The basic question of this thread was query about the philosophy of Section 528.1 (item i and ii ), is it for protecting neighboring circuits from a single insulation fault of a line conductor of a given circuit?

Like I said, I've seen no evidence (or even any suggestion) elsewhere that there's an intention to protect insulation of one LV conductor after the failure of insulation of a conductor of a different LV circuit.

528.1 itself is all about mixing Band I (usually ELV) and Band II (usually LV) systems in the same wiring system - so where you only had LV circuits run together, it wouldn't seem to demand any extra precautions at all. (Although other parts of 528 may apply, depending on the circumstances).

Some others here are closer to the committees' discussions and might be able to enlighten us further - although I suspect that wording goes back quite a time so the original thinking might have been lost in the mists of time by now.

   - Andy.

AJJewsbury said:

Like I said, I've seen no evidence (or even any suggestion) elsewhere that there's an intention to protect insulation of one LV conductor after the failure of insulation of a conductor of a different LV circuit.

AJJewsbury ,yes, as you previously explained your POV and it was well understood. Actually, my latest reply was just to clarify to Mr. gkenyon  my POV that just a single breach in conductor may be risky to neighboring circuits and no need for two breaches to cause fault. AJJewsbury  thank you for your thoughtful contributions to this discussion.

Unknown said:

Actually, my latest reply was just to clarify to Mr. gkenyon  my POV that just a single breach in conductor may be risky to neighboring circuits and no need for two breaches to cause fault

Could you explain how damaged insulation of one circuit becomes connected to the conductor of another circuit, with a single fault in insulation, with the present provisions of a standard?

Unknown said:

will be exposed to voltage between the conductor and its surrounding medium which is  denoted by U0 of 400V rather than 230V.
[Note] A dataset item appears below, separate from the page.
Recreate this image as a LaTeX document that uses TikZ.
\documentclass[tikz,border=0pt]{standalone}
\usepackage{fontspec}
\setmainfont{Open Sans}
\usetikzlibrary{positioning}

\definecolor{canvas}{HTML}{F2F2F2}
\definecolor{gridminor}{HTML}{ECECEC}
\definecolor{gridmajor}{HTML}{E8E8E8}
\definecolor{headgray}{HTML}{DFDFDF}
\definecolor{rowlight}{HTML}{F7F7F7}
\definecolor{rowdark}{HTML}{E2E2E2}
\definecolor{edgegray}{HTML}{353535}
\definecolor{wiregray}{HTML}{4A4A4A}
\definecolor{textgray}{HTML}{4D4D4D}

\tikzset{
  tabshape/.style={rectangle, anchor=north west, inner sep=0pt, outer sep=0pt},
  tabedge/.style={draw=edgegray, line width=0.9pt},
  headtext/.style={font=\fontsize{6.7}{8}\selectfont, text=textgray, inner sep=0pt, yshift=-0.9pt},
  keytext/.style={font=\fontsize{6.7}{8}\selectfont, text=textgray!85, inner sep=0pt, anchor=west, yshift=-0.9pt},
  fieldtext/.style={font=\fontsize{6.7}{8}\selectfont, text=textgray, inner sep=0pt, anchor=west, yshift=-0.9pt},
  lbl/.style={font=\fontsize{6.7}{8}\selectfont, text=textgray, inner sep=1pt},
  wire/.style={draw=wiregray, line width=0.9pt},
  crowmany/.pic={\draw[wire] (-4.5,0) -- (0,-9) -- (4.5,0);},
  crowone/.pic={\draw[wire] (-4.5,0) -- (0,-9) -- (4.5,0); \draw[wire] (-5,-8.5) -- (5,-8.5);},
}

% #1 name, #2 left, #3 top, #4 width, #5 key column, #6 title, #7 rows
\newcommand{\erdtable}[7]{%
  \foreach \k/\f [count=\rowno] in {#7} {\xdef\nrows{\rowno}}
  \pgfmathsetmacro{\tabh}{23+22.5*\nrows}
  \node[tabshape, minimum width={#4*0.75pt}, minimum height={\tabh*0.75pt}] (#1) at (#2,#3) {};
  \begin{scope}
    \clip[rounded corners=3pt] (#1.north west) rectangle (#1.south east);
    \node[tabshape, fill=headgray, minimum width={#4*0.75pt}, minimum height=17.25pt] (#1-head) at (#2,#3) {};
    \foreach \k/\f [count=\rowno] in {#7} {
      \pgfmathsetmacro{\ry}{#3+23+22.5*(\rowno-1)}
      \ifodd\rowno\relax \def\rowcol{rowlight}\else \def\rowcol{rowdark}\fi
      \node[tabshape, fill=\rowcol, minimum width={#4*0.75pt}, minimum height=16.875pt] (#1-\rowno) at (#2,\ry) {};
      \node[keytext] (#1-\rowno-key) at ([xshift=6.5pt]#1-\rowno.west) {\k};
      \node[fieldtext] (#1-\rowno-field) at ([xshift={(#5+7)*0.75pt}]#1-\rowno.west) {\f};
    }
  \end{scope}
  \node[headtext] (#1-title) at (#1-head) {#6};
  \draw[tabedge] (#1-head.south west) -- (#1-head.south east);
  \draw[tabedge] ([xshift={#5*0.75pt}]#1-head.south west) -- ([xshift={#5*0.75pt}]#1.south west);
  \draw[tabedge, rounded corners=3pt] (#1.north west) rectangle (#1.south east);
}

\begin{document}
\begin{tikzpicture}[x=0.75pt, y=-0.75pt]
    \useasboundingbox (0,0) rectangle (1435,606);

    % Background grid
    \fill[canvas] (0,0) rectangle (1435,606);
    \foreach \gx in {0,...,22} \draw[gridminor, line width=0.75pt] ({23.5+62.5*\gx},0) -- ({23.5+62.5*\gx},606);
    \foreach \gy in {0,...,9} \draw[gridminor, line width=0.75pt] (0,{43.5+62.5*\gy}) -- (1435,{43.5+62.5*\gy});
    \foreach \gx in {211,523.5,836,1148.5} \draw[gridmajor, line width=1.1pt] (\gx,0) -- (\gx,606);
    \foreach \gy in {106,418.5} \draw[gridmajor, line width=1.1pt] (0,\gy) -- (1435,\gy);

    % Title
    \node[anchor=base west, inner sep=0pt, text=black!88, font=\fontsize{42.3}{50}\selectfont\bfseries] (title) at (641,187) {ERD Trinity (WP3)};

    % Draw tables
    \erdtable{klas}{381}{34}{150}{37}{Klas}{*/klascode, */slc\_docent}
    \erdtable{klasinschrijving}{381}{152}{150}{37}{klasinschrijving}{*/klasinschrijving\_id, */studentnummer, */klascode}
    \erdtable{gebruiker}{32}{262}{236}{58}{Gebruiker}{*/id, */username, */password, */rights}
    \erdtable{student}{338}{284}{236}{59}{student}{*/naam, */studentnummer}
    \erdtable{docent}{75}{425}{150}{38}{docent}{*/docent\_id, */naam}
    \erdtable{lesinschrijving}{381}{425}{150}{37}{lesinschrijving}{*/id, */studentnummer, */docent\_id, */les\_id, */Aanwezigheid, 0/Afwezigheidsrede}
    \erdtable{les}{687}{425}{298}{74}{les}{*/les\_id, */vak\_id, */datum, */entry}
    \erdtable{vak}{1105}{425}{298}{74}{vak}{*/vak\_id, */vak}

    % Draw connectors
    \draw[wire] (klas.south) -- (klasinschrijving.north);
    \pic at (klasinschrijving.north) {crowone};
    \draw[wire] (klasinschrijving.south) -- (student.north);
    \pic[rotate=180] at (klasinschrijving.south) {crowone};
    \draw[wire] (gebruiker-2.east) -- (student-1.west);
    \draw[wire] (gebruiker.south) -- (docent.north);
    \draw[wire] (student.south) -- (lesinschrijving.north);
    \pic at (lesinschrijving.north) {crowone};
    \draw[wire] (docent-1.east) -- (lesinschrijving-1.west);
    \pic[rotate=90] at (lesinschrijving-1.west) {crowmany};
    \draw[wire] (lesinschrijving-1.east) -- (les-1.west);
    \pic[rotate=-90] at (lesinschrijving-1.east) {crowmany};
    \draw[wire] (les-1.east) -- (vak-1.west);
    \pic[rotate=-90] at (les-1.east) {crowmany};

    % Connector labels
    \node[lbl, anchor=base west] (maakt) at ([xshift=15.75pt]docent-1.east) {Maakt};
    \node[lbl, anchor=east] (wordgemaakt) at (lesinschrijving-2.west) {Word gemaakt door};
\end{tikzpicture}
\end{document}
I don't think you have explained why you think that the remaining phase now has a 'voltage to Earth' (which is what U₀ is defined as) of 400 V. Are you assuming no protection has operated after the first fault, and if so, why?

Could you explain how damaged insulation of one circuit becomes connected to the conductor of another circuit, with a single fault in insulation, with the present provisions of a standard?
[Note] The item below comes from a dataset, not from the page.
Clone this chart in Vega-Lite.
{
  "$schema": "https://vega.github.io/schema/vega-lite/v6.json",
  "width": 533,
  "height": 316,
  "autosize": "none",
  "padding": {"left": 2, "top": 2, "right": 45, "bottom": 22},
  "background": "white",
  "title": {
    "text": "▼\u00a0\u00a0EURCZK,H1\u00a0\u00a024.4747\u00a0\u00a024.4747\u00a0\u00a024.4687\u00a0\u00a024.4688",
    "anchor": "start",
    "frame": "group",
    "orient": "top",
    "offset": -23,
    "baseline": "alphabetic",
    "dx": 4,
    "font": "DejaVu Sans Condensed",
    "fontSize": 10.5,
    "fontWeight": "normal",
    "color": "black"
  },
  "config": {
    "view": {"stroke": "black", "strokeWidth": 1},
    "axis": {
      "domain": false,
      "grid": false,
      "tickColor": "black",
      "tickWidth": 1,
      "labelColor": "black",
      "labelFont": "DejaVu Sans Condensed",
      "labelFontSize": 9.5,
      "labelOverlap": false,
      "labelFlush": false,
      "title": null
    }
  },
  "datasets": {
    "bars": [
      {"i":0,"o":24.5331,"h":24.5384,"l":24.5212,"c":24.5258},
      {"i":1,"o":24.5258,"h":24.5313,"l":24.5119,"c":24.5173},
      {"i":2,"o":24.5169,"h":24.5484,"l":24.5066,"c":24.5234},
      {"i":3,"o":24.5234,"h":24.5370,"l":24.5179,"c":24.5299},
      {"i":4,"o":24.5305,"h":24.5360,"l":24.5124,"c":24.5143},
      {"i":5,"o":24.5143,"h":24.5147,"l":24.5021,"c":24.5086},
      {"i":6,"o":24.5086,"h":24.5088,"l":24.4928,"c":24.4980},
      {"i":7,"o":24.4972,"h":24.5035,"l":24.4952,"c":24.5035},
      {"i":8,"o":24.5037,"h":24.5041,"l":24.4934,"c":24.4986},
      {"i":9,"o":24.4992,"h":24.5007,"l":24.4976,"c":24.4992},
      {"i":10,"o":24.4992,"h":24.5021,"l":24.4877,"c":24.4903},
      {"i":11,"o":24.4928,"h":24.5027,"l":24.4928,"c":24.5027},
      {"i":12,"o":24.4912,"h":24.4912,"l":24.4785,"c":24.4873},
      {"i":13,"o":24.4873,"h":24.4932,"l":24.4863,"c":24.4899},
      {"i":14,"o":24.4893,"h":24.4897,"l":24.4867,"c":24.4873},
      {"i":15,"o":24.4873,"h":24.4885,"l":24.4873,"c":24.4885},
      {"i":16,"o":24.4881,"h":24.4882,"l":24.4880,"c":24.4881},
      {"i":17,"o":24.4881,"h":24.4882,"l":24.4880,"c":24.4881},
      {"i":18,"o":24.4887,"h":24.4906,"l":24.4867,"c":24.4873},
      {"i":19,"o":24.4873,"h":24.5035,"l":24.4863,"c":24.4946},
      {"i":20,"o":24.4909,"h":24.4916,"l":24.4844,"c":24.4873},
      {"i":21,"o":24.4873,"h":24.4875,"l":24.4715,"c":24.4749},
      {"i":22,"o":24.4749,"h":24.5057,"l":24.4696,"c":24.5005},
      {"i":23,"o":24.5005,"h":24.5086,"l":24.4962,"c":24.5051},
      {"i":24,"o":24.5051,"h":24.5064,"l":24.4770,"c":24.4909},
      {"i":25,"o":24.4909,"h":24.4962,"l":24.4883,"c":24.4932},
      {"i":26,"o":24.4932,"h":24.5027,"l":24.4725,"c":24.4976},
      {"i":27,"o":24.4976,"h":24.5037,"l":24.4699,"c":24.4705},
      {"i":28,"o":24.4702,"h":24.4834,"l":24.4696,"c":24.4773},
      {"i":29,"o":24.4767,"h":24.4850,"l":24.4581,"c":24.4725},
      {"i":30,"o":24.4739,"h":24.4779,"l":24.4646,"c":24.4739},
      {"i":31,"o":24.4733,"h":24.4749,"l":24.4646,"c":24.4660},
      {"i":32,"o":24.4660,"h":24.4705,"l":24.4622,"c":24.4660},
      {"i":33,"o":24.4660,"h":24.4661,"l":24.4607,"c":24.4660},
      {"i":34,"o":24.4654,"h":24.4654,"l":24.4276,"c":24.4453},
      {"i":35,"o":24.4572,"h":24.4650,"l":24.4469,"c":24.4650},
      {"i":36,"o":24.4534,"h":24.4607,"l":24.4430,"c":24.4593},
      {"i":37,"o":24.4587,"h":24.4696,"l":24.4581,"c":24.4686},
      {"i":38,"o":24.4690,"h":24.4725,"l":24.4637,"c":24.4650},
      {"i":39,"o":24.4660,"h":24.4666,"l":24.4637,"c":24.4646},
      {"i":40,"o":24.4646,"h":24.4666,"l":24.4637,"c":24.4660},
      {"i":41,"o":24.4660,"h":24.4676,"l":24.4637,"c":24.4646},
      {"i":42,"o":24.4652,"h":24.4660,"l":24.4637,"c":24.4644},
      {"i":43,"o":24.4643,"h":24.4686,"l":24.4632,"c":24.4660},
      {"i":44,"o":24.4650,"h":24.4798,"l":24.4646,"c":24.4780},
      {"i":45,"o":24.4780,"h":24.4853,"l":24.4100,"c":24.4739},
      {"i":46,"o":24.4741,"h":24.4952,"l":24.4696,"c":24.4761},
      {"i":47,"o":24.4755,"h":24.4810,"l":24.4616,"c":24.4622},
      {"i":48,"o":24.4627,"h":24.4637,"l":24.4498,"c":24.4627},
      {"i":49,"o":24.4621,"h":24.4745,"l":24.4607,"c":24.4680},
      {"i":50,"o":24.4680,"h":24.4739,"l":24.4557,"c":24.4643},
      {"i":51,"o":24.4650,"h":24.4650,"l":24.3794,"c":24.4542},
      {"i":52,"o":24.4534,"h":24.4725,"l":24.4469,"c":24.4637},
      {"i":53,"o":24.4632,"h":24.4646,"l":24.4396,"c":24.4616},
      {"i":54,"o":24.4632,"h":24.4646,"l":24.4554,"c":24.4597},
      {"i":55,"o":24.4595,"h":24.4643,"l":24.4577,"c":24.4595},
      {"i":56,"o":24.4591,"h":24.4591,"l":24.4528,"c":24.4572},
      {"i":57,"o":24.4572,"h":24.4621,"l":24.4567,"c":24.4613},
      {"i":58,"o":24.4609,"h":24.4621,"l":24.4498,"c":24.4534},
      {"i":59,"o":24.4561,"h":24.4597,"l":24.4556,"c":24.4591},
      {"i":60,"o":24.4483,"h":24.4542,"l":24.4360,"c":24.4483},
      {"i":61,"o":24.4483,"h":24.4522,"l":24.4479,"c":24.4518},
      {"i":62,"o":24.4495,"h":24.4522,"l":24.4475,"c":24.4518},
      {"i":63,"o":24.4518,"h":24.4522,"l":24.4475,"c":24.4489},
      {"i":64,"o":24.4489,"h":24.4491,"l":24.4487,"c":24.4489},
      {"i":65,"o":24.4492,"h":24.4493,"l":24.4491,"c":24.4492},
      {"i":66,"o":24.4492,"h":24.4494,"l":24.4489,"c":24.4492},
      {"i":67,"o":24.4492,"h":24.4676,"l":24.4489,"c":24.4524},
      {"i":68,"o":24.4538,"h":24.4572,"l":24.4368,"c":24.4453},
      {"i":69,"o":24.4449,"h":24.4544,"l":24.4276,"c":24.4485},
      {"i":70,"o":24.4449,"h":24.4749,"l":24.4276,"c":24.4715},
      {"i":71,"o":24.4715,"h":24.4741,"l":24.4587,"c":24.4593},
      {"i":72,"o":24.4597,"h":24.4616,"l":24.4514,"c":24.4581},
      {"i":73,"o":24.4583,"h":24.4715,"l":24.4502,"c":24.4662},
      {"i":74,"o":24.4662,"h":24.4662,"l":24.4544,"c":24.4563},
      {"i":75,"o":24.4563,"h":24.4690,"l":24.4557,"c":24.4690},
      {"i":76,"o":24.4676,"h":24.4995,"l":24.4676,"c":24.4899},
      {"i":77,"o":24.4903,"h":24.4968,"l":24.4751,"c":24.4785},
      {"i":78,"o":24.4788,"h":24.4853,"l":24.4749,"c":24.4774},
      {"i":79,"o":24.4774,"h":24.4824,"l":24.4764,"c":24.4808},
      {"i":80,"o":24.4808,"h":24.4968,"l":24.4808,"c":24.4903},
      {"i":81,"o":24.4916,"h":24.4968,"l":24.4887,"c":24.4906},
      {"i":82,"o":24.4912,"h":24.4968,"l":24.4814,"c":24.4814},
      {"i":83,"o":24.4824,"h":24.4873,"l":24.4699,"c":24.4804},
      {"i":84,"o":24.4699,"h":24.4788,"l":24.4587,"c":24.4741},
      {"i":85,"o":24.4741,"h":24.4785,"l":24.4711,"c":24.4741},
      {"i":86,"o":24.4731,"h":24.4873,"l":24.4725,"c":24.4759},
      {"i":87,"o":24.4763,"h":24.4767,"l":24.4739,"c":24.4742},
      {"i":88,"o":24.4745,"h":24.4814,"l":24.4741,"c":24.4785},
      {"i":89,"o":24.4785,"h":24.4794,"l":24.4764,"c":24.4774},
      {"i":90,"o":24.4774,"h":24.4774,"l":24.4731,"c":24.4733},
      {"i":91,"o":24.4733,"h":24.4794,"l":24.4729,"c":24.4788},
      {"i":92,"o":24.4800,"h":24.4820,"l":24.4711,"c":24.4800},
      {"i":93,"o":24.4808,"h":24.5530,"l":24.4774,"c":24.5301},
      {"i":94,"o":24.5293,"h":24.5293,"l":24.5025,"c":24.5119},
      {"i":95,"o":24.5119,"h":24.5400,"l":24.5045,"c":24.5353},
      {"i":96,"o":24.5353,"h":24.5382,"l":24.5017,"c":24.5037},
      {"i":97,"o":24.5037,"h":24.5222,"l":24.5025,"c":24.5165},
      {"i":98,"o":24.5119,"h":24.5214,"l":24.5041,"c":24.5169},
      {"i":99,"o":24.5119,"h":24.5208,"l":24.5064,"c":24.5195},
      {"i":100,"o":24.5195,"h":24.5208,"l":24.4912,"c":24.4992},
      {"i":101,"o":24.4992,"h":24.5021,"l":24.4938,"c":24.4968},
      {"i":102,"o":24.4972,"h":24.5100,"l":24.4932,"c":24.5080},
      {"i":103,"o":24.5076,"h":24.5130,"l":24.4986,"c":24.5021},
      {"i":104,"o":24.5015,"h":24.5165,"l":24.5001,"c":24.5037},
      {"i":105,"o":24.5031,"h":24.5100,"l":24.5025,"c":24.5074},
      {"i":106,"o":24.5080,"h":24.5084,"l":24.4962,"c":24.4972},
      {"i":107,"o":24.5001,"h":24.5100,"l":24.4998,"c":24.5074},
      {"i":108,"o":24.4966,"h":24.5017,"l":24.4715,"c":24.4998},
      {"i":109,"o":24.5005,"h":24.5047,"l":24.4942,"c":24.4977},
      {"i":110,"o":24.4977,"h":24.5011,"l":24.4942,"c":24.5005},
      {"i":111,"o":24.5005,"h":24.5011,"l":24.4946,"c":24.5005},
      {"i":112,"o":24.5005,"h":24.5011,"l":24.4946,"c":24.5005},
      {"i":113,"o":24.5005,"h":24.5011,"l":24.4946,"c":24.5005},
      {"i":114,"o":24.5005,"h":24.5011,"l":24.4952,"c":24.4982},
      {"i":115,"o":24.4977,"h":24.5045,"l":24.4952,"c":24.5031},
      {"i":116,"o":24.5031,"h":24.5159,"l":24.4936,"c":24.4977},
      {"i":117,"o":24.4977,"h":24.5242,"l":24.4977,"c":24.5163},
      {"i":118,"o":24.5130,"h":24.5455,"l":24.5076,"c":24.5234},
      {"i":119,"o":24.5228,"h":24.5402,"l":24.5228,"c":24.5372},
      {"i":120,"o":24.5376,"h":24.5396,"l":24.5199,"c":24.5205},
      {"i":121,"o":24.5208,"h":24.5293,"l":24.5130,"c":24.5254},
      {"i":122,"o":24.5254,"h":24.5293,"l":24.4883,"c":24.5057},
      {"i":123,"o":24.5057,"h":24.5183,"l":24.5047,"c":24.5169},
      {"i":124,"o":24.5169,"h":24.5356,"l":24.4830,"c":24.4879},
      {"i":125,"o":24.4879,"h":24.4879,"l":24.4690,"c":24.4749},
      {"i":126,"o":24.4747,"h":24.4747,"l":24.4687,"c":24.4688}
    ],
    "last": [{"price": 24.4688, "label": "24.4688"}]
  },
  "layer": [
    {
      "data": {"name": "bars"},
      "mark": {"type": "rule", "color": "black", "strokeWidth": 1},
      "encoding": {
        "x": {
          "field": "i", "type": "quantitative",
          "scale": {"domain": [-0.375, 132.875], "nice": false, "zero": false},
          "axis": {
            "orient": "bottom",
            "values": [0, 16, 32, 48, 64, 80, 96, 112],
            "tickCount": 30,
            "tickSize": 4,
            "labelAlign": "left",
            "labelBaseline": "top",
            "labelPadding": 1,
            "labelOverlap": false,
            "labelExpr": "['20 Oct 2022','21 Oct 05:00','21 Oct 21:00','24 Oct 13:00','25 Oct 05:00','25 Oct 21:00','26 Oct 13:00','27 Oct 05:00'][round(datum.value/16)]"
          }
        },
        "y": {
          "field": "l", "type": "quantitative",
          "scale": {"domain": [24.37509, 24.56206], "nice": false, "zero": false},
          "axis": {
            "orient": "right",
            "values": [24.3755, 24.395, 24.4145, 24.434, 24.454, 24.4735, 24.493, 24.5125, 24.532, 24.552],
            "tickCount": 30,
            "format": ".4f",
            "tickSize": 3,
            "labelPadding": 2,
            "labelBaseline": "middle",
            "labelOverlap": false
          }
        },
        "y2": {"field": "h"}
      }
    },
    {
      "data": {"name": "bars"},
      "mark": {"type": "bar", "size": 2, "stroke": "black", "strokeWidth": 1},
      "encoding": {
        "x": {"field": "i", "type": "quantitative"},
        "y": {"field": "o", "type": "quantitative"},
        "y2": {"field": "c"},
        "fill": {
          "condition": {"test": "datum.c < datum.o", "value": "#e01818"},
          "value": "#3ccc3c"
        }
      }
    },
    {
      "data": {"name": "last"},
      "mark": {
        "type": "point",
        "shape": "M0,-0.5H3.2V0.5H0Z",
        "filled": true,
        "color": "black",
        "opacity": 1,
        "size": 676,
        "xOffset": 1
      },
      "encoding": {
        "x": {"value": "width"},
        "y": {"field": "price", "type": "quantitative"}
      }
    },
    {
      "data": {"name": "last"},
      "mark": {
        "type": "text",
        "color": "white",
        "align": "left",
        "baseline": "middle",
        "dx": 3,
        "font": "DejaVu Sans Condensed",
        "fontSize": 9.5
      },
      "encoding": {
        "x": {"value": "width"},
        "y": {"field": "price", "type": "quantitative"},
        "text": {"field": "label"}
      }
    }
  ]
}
I think I can see the OP's point - if insulation on say L1 fails, then the insulation surrounding a L2 or L3 conductor next to it may then be exposed to 400V rather than 230V at that point - so if it's only rated for 230V to its surrounding it might in theory be then expected to fail as a direct consequence of the 1st fault (rather than due to a 2nd independent fault). Probably unlikely in practice (given most ordinary insulation is actually good for several kV - e.g. during surges or indeed routine 500V/1000V insulation testing) but I think I can concede the point in principle. I would even agree that the consequences of such a fault between different circuits might well have more serious consequences than between conductors of the same circuit (as the unprotected conductors of  the smaller circuit may well not co-ordinate with the protective devices of a larger one), but I don't see that BS 7671 demands we worry about it.

   - Andy.

 Mr. gkenyon below is an illustration of what I mean.

AJJewsbury said:

(as the unprotected conductors of  the smaller circuit may well not co-ordinate with the protective devices of a larger one)

AJJewsbury sounds very familiar for the specials  requirements of BS EN 61439 concerning the stringent requirements for installation of short-circuit-unprotected conductors.

Unknown said:

Mr. gkenyon below is an illustration of what I mean.

I'm still not seeing the problem.

Regulation 528.1 clearly says that each conductor must be insulated for the highest voltage present if there is no sheath. I believe the wording is clear for indent (i), because it follows immediately with the example of a multicore cable in indent (ii), so the following options to "share containment" for two circuits, one 240/400 three-phase, and one SELV, when using indents (i) and (ii) of 528.1 would be:

• two separate insulated and sheathed cables each rated 300/500 V, one for mains, one for the SELV.
• separate conductors in conduit or trunking rated for at least 400 V
• separate conductors in a cable that would have to be rated at least 400/400 V

Alternatively you could also use any of the options in indents (iii) to (vi).

Unknown said:

Mr. gkenyon below is an illustration of what I mean.

I'm still not seeing the problem.

Regulation 528.1 clearly says that each conductor must be insulated for the highest voltage present if there is no sheath. I believe the wording is clear for indent (i), because it follows immediately with the example of a multicore cable in indent (ii), so the following options to "share containment" for two circuits, one 240/400 three-phase, and one SELV, when using indents (i) and (ii) of 528.1 would be:

• two separate insulated and sheathed cables each rated 300/500 V, one for mains, one for the SELV.
• separate conductors in conduit or trunking rated for at least 400 V
• separate conductors in a cable that would have to be rated at least 400/400 V

Alternatively you could also use any of the options in indents (iii) to (vi).